Il se réveille, les yeux sulfureux d’avoir trop veillé. Ses lunettes de soleil ? C’est un soutien-gorge qu’il lui faudrait à la place, tellement ses yeux sortent de leur orbite. Etre en retard à son poste, c’est le dernier de ses soucis. Dispo ? Disponible et en pleine forme ? Tu penses Rien de tout cela ! Dans les couloirs, on ne cesse de le répéter : ceux qui arrivent tôt croisent ceux qui partent tôt. Le chef, ma chef ouassou, et les ouassous se transforment en chefs. C’est un deal.
Le contribuable, lui
il peut toujours gueuler. De toute façon, c’est pareil. Mieux, il a intérêt à bien se tenir et prendre son mal en patience dans ce grand bâtiment où la plus grande pièce est la salle d’attente. Sinon, quand arrive son tour, on lui sort le mot fatal «mazel». Pas encore. Car faire attendre les gens, c’est exister. Sans cela, il n’est rien le préposé au service public.

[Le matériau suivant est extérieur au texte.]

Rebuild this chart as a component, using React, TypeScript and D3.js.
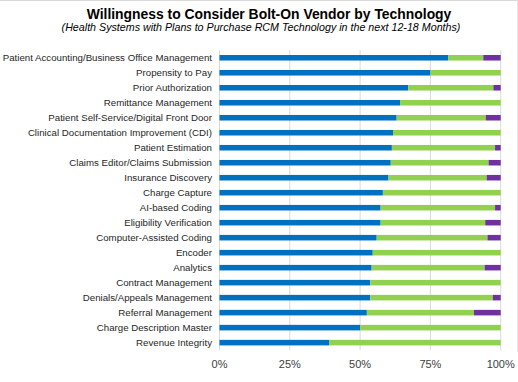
import React from "react";
import * as d3 from "d3";

const categories = [
  "Patient Accounting/Business Office Management",
  "Propensity to Pay",
  "Prior Authorization",
  "Remittance Management",
  "Patient Self-Service/Digital Front Door",
  "Clinical Documentation Improvement (CDI)",
  "Patient Estimation",
  "Claims Editor/Claims Submission",
  "Insurance Discovery",
  "Charge Capture",
  "AI-based Coding",
  "Eligibility Verification",
  "Computer-Assisted Coding",
  "Encoder",
  "Analytics",
  "Contract Management",
  "Denials/Appeals Management",
  "Referral Management",
  "Charge Description Master",
  "Revenue Integrity",
];

const blueValues = [81.3, 75.0, 67.1, 64.2, 63.0, 61.7, 61.3, 60.9, 60.1, 58.1, 57.3, 57.3, 55.9, 54.5, 54.1, 53.6, 53.6, 52.4, 50.0, 39.1];
const greenValues = [12.5, 25.0, 30.3, 35.8, 31.7, 38.3, 36.7, 34.8, 34.9, 41.9, 40.7, 37.2, 39.4, 45.5, 40.2, 46.4, 43.6, 38.1, 50.0, 60.9];
const purpleValues = [6.2, 0, 2.6, 0, 5.3, 0, 2.0, 4.3, 5.0, 0, 2.0, 5.5, 4.7, 0, 5.7, 0, 2.8, 9.5, 0, 0];

const tickValues = [0, 25, 50, 75, 100];
const seriesKeys = ["blue", "green", "purple"];
const seriesColors = ["#0070C0", "#92D050", "#7030A0"];

const titleText = "Willingness to Consider Bolt-On Vendor by Technology";
const subtitleText = "(Health Systems with Plans to Purchase RCM Technology in the next 12-18 Months)";

export default function App() {
  const width = 518;
  const height = 382;
  const left = 219.5;
  const right = 500.7;
  const top = 50.2;
  const bottom = 350.2;

  const x = d3.scaleLinear().domain([0, 100]).range([left, right]);
  const y = d3.scaleBand().domain(categories).range([top, bottom]).paddingInner(0.63).paddingOuter(0.32);

  const rows = categories.map((c, i) => ({ cat: c, blue: blueValues[i], green: greenValues[i], purple: purpleValues[i] }));
  const stack = d3.stack<any>().keys(seriesKeys)(rows);

  const font = "Arial, 'Liberation Sans', sans-serif";

  return (
    <div style={{ position: "absolute", left: 0, top: 0 }}>
      <svg width={width} height={height} style={{ display: "block", background: "#fff" }}>
        <line x1={0} x2={width} y1={0.5} y2={0.5} stroke="#d9d9d9" />
        <line x1={517.5} x2={517.5} y1={0} y2={352} stroke="#e6e6e6" />
        <text x={269} y={19} textAnchor="middle" fontFamily={font} fontWeight="bold" fontSize={13.9} fill="#000">
          {titleText}
        </text>
        <text x={261} y={30.5} textAnchor="middle" fontFamily={font} fontStyle="italic" fontSize={10.7} fill="#000">
          {subtitleText}
        </text>
        {tickValues.map((t) => (
          <g key={t}>
            <line x1={x(t)} x2={x(t)} y1={top} y2={bottom} stroke="#d9d9d9" strokeWidth={1} />
            <text x={x(t)} y={367.5} textAnchor="middle" fontFamily={font} fontSize={11} fill="#404040">
              {t + "%"}
            </text>
          </g>
        ))}
        {stack.map((s, si) => (
          <g key={seriesKeys[si]} fill={seriesColors[si]}>
            {s.map((d: any, i: number) =>
              d[1] - d[0] > 0 ? (
                <rect key={i} x={x(d[0])} width={x(d[1]) - x(d[0])} y={y(categories[i])} height={y.bandwidth()} />
              ) : null
            )}
          </g>
        ))}
        {categories.map((c) => (
          <text
            key={c}
            x={212}
            y={(y(c) as number) + y.bandwidth() / 2}
            dy="0.35em"
            textAnchor="end"
            fontFamily={font}
            fontSize={9.7}
            fill="#262626"
          >
            {c}
          </text>
        ))}
      </svg>
    </div>
  );
}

«Allah ghaleb khouya, celui qui doit signer n’est pas là ! Revenez demain». Si vous exigez plus de précisions vous les aurez. «Demain, c’est ghadoua, inchaallah». Commence donc l’attente, quand il n’y a plus rien à attendre, ni même la fin de l’attente… L’attente, elle, n’attend rien. Mais vous êtes obligés de vous y faire. C’est la loi du mazel.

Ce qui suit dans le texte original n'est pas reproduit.